_THE PROBLEM_
The required output is every line from the beginning of the entries below through the line that includes "from matplotlib.ticker import", copied exactly.

_RECORDED DATA_
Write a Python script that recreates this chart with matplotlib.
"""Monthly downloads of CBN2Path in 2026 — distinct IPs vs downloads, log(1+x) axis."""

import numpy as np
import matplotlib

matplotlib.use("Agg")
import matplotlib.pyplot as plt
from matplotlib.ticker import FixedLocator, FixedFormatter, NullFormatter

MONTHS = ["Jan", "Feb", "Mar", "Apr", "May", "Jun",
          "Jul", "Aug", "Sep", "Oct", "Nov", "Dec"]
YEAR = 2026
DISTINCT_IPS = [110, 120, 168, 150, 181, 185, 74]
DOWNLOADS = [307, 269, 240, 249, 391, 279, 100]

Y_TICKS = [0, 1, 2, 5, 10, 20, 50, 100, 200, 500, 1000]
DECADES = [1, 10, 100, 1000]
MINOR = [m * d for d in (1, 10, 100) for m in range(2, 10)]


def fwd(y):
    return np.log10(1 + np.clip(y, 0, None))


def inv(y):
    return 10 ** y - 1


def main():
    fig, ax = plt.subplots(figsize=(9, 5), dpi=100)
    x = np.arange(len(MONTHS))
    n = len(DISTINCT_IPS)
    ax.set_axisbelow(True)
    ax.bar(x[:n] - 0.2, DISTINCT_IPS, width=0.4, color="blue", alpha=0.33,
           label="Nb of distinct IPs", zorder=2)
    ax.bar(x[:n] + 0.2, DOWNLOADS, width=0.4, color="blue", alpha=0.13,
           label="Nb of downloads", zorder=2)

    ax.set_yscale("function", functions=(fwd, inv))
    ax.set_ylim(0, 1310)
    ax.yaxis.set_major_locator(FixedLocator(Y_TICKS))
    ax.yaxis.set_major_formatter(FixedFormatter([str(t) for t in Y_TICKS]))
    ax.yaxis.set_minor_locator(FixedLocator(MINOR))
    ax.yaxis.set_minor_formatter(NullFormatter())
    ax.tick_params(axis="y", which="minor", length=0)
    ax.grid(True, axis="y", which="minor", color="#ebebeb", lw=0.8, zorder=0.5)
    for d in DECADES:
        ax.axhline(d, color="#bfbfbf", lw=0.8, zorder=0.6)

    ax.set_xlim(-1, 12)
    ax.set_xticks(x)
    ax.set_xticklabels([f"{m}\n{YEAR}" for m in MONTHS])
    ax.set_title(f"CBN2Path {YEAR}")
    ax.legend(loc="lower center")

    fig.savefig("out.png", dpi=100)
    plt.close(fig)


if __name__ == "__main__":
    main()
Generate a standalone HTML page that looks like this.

_EXPECTED ANSWER_
Write a Python script that recreates this chart with matplotlib.
"""Monthly downloads of CBN2Path in 2026 — distinct IPs vs downloads, log(1+x) axis."""

import numpy as np
import matplotlib

matplotlib.use("Agg")
import matplotlib.pyplot as plt
from matplotlib.ticker import FixedLocator, FixedFormatter, NullFormatter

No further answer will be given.